(Stored data)
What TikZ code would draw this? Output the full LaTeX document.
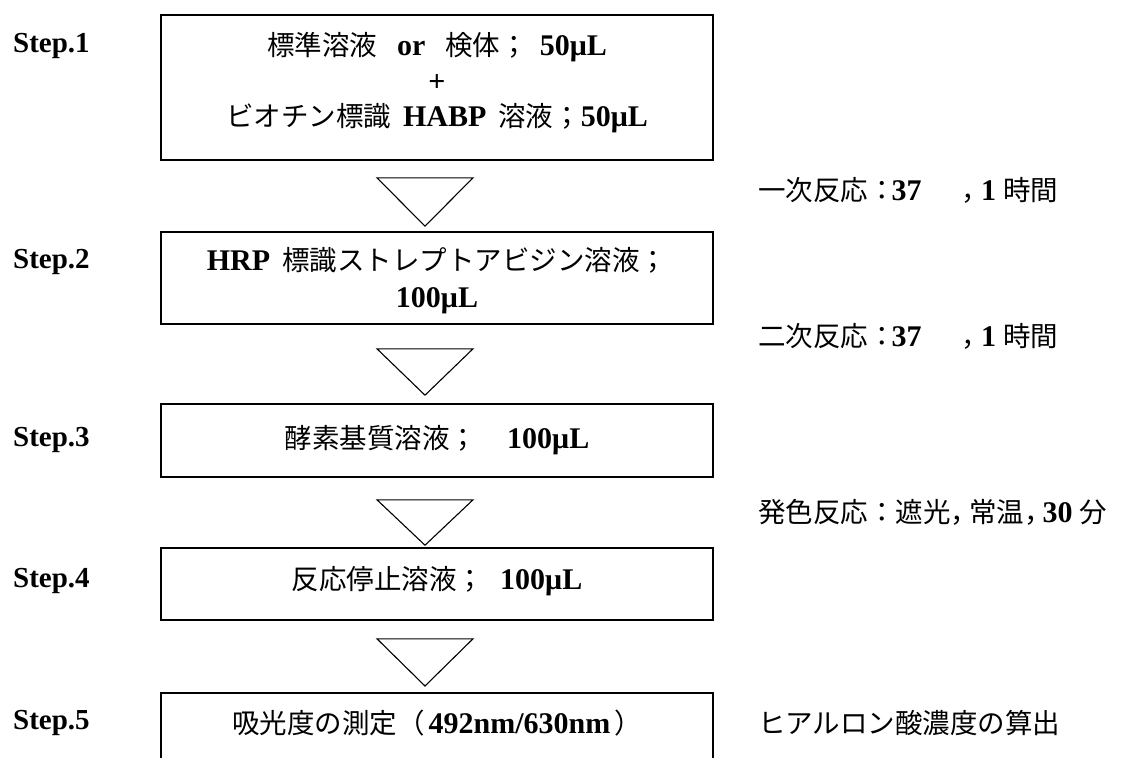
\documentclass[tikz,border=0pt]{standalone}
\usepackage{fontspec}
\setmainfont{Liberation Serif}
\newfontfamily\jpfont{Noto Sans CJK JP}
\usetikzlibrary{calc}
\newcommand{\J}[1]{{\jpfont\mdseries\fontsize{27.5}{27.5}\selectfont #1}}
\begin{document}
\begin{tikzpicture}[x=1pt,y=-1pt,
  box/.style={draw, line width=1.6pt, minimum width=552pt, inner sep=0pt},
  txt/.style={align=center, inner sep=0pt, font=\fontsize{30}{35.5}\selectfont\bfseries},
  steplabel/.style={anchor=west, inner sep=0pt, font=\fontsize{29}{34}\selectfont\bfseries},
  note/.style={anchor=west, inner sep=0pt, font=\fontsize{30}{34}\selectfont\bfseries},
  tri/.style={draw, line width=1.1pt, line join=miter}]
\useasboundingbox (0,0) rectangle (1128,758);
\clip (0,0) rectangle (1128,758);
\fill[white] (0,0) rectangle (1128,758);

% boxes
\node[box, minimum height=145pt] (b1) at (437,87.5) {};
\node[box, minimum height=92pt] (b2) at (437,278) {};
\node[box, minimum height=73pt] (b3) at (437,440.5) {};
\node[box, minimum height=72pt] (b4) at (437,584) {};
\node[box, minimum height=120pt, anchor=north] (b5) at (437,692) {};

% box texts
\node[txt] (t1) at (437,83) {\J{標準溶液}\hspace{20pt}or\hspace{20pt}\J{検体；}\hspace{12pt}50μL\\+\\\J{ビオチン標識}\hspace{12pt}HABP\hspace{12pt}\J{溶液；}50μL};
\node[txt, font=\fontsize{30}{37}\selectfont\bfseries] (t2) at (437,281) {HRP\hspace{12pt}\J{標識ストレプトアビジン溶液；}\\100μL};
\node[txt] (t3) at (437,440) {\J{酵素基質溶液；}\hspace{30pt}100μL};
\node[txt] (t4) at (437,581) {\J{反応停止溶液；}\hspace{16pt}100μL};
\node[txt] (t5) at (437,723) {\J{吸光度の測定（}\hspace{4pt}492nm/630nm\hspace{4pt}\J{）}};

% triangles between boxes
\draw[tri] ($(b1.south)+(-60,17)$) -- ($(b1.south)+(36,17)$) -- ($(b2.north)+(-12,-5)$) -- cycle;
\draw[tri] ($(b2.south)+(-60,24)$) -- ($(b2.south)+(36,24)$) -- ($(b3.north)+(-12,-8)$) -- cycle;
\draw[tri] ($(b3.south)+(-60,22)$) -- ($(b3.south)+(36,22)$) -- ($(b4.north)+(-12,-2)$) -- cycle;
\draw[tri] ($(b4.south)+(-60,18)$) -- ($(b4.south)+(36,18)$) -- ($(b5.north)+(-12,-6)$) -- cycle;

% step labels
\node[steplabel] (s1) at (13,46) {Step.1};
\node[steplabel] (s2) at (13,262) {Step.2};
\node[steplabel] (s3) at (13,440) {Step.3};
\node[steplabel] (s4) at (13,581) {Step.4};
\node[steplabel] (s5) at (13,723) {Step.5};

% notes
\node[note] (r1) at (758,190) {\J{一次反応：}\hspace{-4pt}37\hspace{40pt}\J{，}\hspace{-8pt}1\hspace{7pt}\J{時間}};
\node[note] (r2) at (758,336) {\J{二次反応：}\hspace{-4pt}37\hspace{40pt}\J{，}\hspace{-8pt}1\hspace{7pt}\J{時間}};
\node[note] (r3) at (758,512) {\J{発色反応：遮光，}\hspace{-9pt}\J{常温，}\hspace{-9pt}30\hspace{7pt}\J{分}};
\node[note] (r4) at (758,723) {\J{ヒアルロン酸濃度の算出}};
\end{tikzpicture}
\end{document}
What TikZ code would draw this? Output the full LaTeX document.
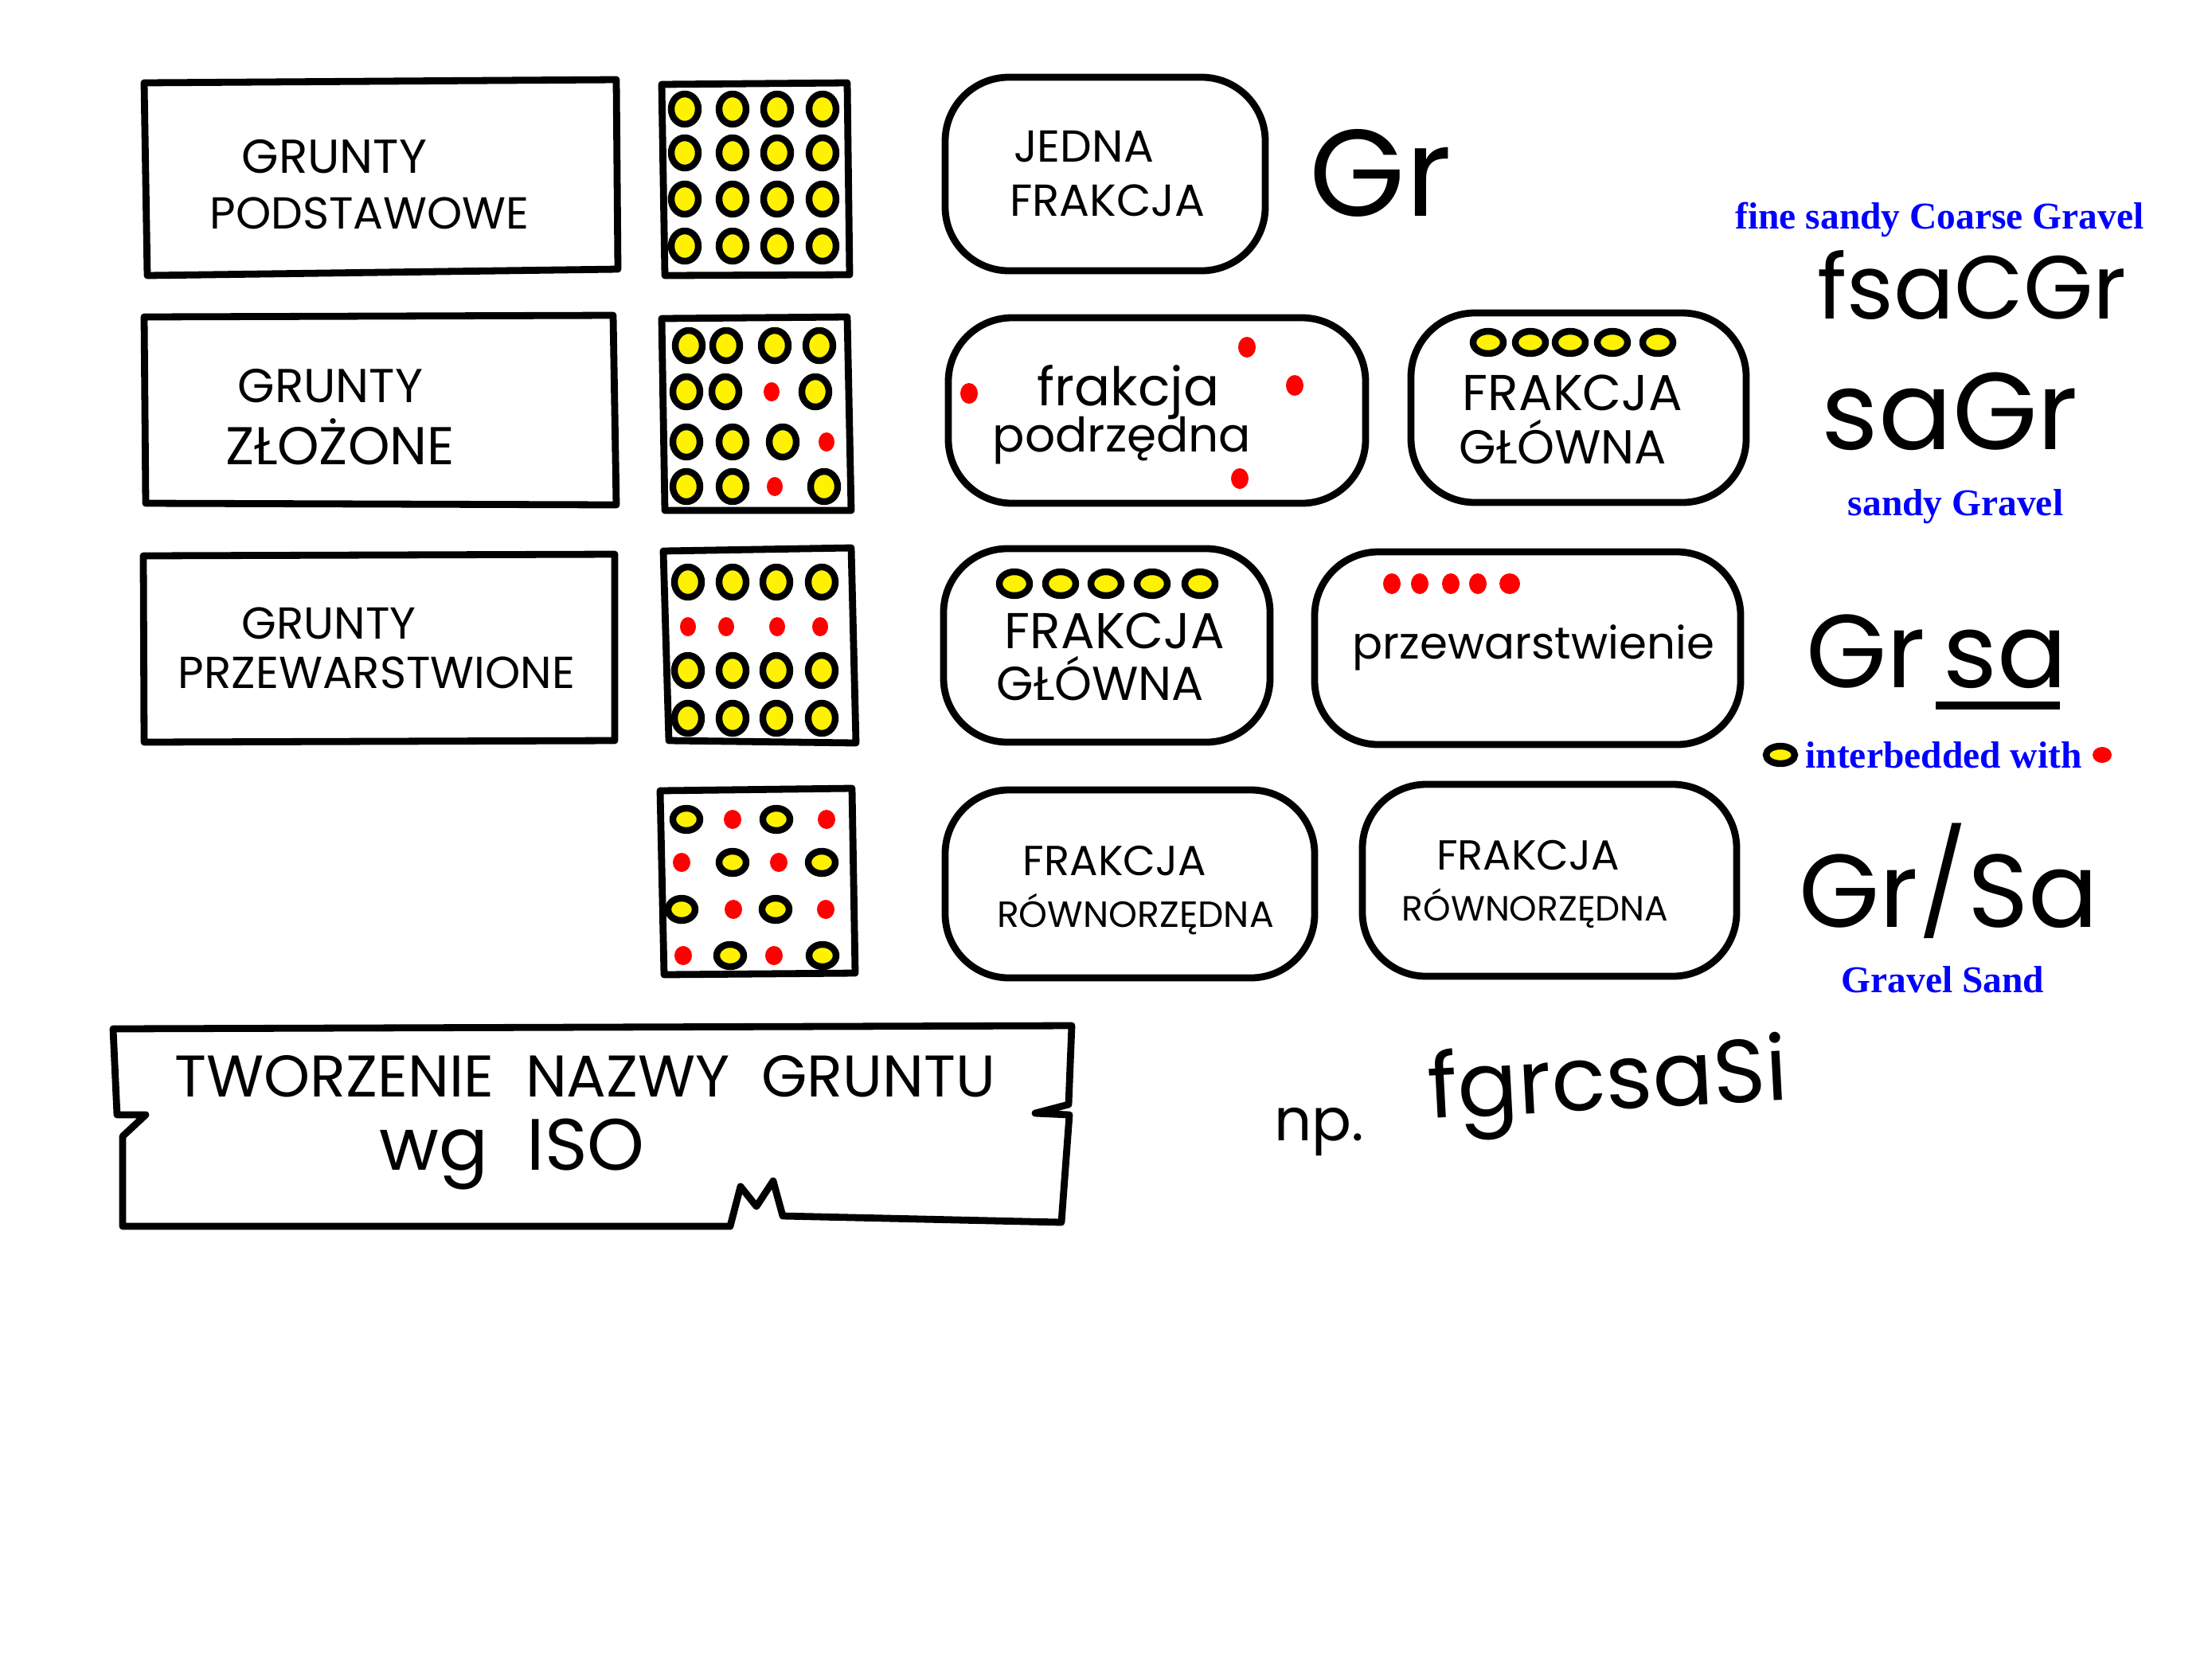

■ EXERCISE OBJECTIVE ■
Each line in the records above should be reproduced exactly; images are not copied.

■ IN RESPONSE ■
What TikZ code would draw this? Output the full LaTeX document.
\documentclass[tikz,border=0pt]{standalone}
\usepackage{fontspec}
\setmainfont{Liberation Serif}
\newfontfamily\jpfont{Noto Sans CJK JP}
\usetikzlibrary{calc}
\newcommand{\J}[1]{{\jpfont\mdseries\fontsize{27.5}{27.5}\selectfont #1}}
\begin{document}
\begin{tikzpicture}[x=1pt,y=-1pt,
  box/.style={draw, line width=1.6pt, minimum width=552pt, inner sep=0pt},
  txt/.style={align=center, inner sep=0pt, font=\fontsize{30}{35.5}\selectfont\bfseries},
  steplabel/.style={anchor=west, inner sep=0pt, font=\fontsize{29}{34}\selectfont\bfseries},
  note/.style={anchor=west, inner sep=0pt, font=\fontsize{30}{34}\selectfont\bfseries},
  tri/.style={draw, line width=1.1pt, line join=miter}]
\useasboundingbox (0,0) rectangle (1128,758);
\clip (0,0) rectangle (1128,758);
\fill[white] (0,0) rectangle (1128,758);

% boxes
\node[box, minimum height=145pt] (b1) at (437,87.5) {};
\node[box, minimum height=92pt] (b2) at (437,278) {};
\node[box, minimum height=73pt] (b3) at (437,440.5) {};
\node[box, minimum height=72pt] (b4) at (437,584) {};
\node[box, minimum height=120pt, anchor=north] (b5) at (437,692) {};

% box texts
\node[txt] (t1) at (437,83) {\J{標準溶液}\hspace{20pt}or\hspace{20pt}\J{検体；}\hspace{12pt}50μL\\+\\\J{ビオチン標識}\hspace{12pt}HABP\hspace{12pt}\J{溶液；}50μL};
\node[txt, font=\fontsize{30}{37}\selectfont\bfseries] (t2) at (437,281) {HRP\hspace{12pt}\J{標識ストレプトアビジン溶液；}\\100μL};
\node[txt] (t3) at (437,440) {\J{酵素基質溶液；}\hspace{30pt}100μL};
\node[txt] (t4) at (437,581) {\J{反応停止溶液；}\hspace{16pt}100μL};
\node[txt] (t5) at (437,723) {\J{吸光度の測定（}\hspace{4pt}492nm/630nm\hspace{4pt}\J{）}};

% triangles between boxes
\draw[tri] ($(b1.south)+(-60,17)$) -- ($(b1.south)+(36,17)$) -- ($(b2.north)+(-12,-5)$) -- cycle;
\draw[tri] ($(b2.south)+(-60,24)$) -- ($(b2.south)+(36,24)$) -- ($(b3.north)+(-12,-8)$) -- cycle;
\draw[tri] ($(b3.south)+(-60,22)$) -- ($(b3.south)+(36,22)$) -- ($(b4.north)+(-12,-2)$) -- cycle;
\draw[tri] ($(b4.south)+(-60,18)$) -- ($(b4.south)+(36,18)$) -- ($(b5.north)+(-12,-6)$) -- cycle;

% step labels
\node[steplabel] (s1) at (13,46) {Step.1};
\node[steplabel] (s2) at (13,262) {Step.2};
\node[steplabel] (s3) at (13,440) {Step.3};
\node[steplabel] (s4) at (13,581) {Step.4};
\node[steplabel] (s5) at (13,723) {Step.5};

% notes
\node[note] (r1) at (758,190) {\J{一次反応：}\hspace{-4pt}37\hspace{40pt}\J{，}\hspace{-8pt}1\hspace{7pt}\J{時間}};
\node[note] (r2) at (758,336) {\J{二次反応：}\hspace{-4pt}37\hspace{40pt}\J{，}\hspace{-8pt}1\hspace{7pt}\J{時間}};
\node[note] (r3) at (758,512) {\J{発色反応：遮光，}\hspace{-9pt}\J{常温，}\hspace{-9pt}30\hspace{7pt}\J{分}};
\node[note] (r4) at (758,723) {\J{ヒアルロン酸濃度の算出}};
\end{tikzpicture}
\end{document}
What TikZ code would draw this? Output the full LaTeX document.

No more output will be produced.